Speaker 2 It makes me feel. It's like my religion.
It makes me feel a part of the world and makes me want to live. I'm being real.

Speaker 3 This gives you life.

Speaker 2 I'm being real, yeah. I love it that much.
And I was trying to get Adam Egan and I to do DS9. We're trying to figure out what DS9 tattooed.

Speaker 3 Stop calling it that.

Speaker 2 What tattoos are we going to do? Is that what it's called?

Speaker 3 DS9? We're going to get tattoos.
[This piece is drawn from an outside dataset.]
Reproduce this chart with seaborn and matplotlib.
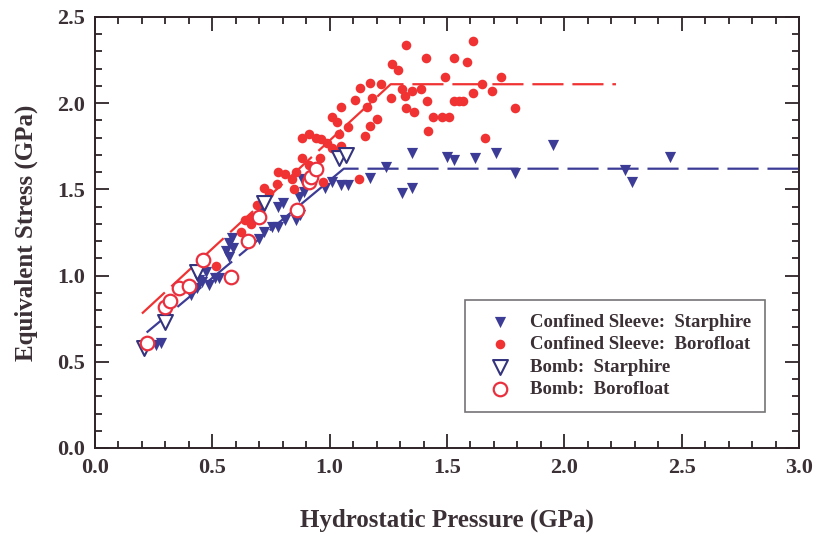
import numpy as np
import pandas as pd
import matplotlib
matplotlib.use("Agg")
import matplotlib.pyplot as plt
import seaborn as sns
from matplotlib.ticker import MultipleLocator, FormatStrFormatter

# ==========================================
# DATA
# ==========================================

# Confined sleeve, Starphire (filled down-triangles)
sleeve_star_p = [0.26, 0.28, 0.41, 0.435, 0.445, 0.455, 0.475, 0.485, 0.51, 0.53,
                 0.56, 0.57, 0.57, 0.59, 0.585, 0.70, 0.72, 0.71, 0.755, 0.78,
                 0.81, 0.855, 0.875, 0.78, 0.80, 0.87, 0.89, 0.88, 0.98, 1.01,
                 1.05, 1.08, 1.17, 1.24, 1.31, 1.35, 1.35, 1.50, 1.53, 1.62,
                 1.71, 1.79, 1.95, 2.26, 2.29, 2.45]
sleeve_star_s = [0.60, 0.61, 0.89, 0.93, 0.975, 0.96, 1.02, 0.945, 0.985, 0.985,
                 1.14, 1.11, 1.19, 1.16, 1.22, 1.21, 1.25, 1.38, 1.28, 1.28,
                 1.32, 1.32, 1.35, 1.40, 1.42, 1.455, 1.485, 1.56, 1.51, 1.54,
                 1.525, 1.525, 1.565, 1.63, 1.48, 1.51, 1.71, 1.69, 1.67, 1.68,
                 1.71, 1.595, 1.76, 1.61, 1.54, 1.69]

# Confined sleeve, Borofloat (filled circles)
sleeve_boro_p = [0.515, 0.62, 0.64, 0.665, 0.67, 0.69, 0.72, 0.74, 0.775, 0.85,
                 0.78, 0.81, 0.855, 0.84, 0.97, 0.88, 0.96, 0.91, 0.88, 0.91,
                 0.94, 0.965, 0.99, 1.01, 1.03, 1.05,
                 1.325, 1.61, 1.41, 1.53, 1.585, 1.265, 1.29, 1.17, 1.22, 1.13,
                 1.49, 1.73, 1.65, 1.69, 1.61, 1.31, 1.35, 1.39, 1.32, 1.18,
                 1.26, 1.11, 1.415, 1.53, 1.55, 1.57, 1.79, 1.05, 1.16, 1.325,
                 1.36, 1.01, 1.03, 1.20, 1.17, 1.44, 1.48, 1.51, 1.08, 1.04,
                 1.42, 1.15, 1.66, 1.125]
sleeve_boro_s = [1.055, 1.25, 1.32, 1.30, 1.34, 1.41, 1.51, 1.48, 1.53, 1.50,
                 1.60, 1.59, 1.60, 1.56, 1.54, 1.68, 1.68, 1.64, 1.80, 1.82,
                 1.80, 1.79, 1.77, 1.74, 1.72, 1.75,
                 2.34, 2.36, 2.26, 2.26, 2.24, 2.23, 2.19, 2.12, 2.11, 2.09,
                 2.15, 2.15, 2.11, 2.07, 2.06, 2.08, 2.07, 2.08, 2.04, 2.03,
                 2.03, 2.02, 2.01, 2.01, 2.01, 2.01, 1.97, 1.98, 1.98, 1.97,
                 1.95, 1.92, 1.89, 1.91, 1.87, 1.92, 1.92, 1.92, 1.86, 1.82,
                 1.84, 1.81, 1.80, 1.56]

# Bomb, Starphire (open down-triangles)
bomb_star_p = [0.21, 0.30, 0.435, 0.72, 1.04, 1.07]
bomb_star_s = [0.58, 0.73, 1.02, 1.42, 1.68, 1.70]

# Bomb, Borofloat (open circles)
bomb_boro_p = [0.22, 0.30, 0.32, 0.36, 0.40, 0.46, 0.58, 0.65, 0.70, 0.86, 0.91, 0.92, 0.94]
bomb_boro_s = [0.61, 0.82, 0.85, 0.93, 0.94, 1.09, 0.99, 1.20, 1.34, 1.38, 1.54, 1.57, 1.62]

# Bilinear fits (knee + plateau)
fit_boro_p = [0.20, 1.26, 2.22]
fit_boro_s = [0.78, 2.11, 2.11]
fit_star_p = [0.22, 1.06, 3.00]
fit_star_s = [0.67, 1.62, 1.62]

blue = "#3c3c96"
red = "#f03232"
ink = "#3a3035"

sns.set_theme(style="ticks")
plt.rcParams["font.family"] = ["Liberation Serif", "DejaVu Serif"]
plt.rcParams["font.weight"] = "bold"
plt.rcParams["text.color"] = ink
plt.rcParams["axes.labelcolor"] = ink
plt.rcParams["xtick.color"] = ink
plt.rcParams["ytick.color"] = ink

fig = plt.figure(figsize=(8.22, 5.36), dpi=100)
ax = fig.add_axes([0.1156, 0.1642, 0.8564, 0.8041])

dash = (0, (14, 4))
sns.lineplot(x=fit_star_p, y=fit_star_s, ax=ax, color=blue, lw=1.6,
             linestyle=dash, zorder=1, legend=False)
sns.lineplot(x=fit_boro_p, y=fit_boro_s, ax=ax, color=red, lw=1.6,
             linestyle=dash, zorder=1, legend=False)

sns.scatterplot(x=sleeve_star_p, y=sleeve_star_s, ax=ax, marker="v", s=65,
                color=blue, edgecolor=blue, linewidth=0, zorder=3,
                label="Confined Sleeve:  Starphire")
sns.scatterplot(x=sleeve_boro_p, y=sleeve_boro_s, ax=ax, marker="o", s=48,
                color=red, edgecolor=red, linewidth=0, zorder=3,
                label="Confined Sleeve:  Borofloat")
sns.scatterplot(x=bomb_star_p, y=bomb_star_s, ax=ax, marker="v", s=115,
                facecolor="white", edgecolor="#34347e", linewidth=1.5, zorder=4,
                label="Bomb:  Starphire")
sns.scatterplot(x=bomb_boro_p, y=bomb_boro_s, ax=ax, marker="o", s=95,
                facecolor="white", edgecolor="#e8303e", linewidth=1.6, zorder=4,
                label="Bomb:  Borofloat")

ax.set_xlim(0, 3.0)
ax.set_ylim(0, 2.5)
ax.xaxis.set_major_locator(MultipleLocator(0.5))
ax.xaxis.set_minor_locator(MultipleLocator(0.1))
ax.yaxis.set_major_locator(MultipleLocator(0.5))
ax.yaxis.set_minor_locator(MultipleLocator(0.1))
ax.xaxis.set_major_formatter(FormatStrFormatter("%.1f"))
ax.yaxis.set_major_formatter(FormatStrFormatter("%.1f"))
ax.tick_params(which="both", direction="in", top=True, right=True,
               labelsize=16, width=1.3, color="#2e2428")
ax.tick_params(which="major", length=10, pad=7)
ax.tick_params(which="minor", length=5)
for sp in ax.spines.values():
    sp.set_color("#2e2428")
    sp.set_linewidth(1.4)

ax.set_xlabel("Hydrostatic Pressure (GPa)", fontsize=18, fontweight="bold", labelpad=22)
ax.set_ylabel("Equivalent Stress (GPa)", fontsize=18, fontweight="bold", labelpad=14)

leg = ax.legend(loc="lower right", bbox_to_anchor=(0.952, 0.083), borderaxespad=0,
                fancybox=False, frameon=True, edgecolor="#555055", fontsize=13.5,
                handletextpad=0.5, borderpad=0.75, labelspacing=0.28, handlelength=2.2)
leg.get_frame().set_linewidth(1.2)
for t in leg.get_texts():
    t.set_fontweight("bold")

fig.savefig("out.png", dpi=100)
Speaker 2 Right in our next DS9 tattoos.

Speaker 3 What does that mean, DS9? DS9.

Speaker 2 Deep Space Nine.

Speaker 2 Oh, I like it less.

Speaker 3 That's why I said DS9.

Speaker 2 God damn it. I know.
All right, well,

Speaker 2 I have my assignment.

Speaker 3 Let's call Adam Egot.

Speaker 2 Thank you. I love you, Max.

Speaker 3 Did you get something, Max? No.

Speaker 2 Hey, buddy. Adam.

Speaker 2 Yo.

Speaker 2 You're on bad friends for a second. Oh, fuck.
I know. Listen.
You know, I brought up Deep Space Nine to Andrew, and he starts making fun of me, calling me nerd and all this stuff.

Speaker 2 And like, you know, it's stupid. can you just tell the hymn that it's good it's fucking ridiculous dude you're you're a fucking nerd you watch that shit oh

Speaker 2 you son of a

Speaker 2 barrison i love you adam

Speaker 2 you son of a people

Speaker 2 you adam you son of you too andrew i'll see you soon see you soon dude i'll see you in a couple weeks all right

Speaker 3 thank you for being a bad friend.

Speaker 2 That was such a good way to act. Oh, my God.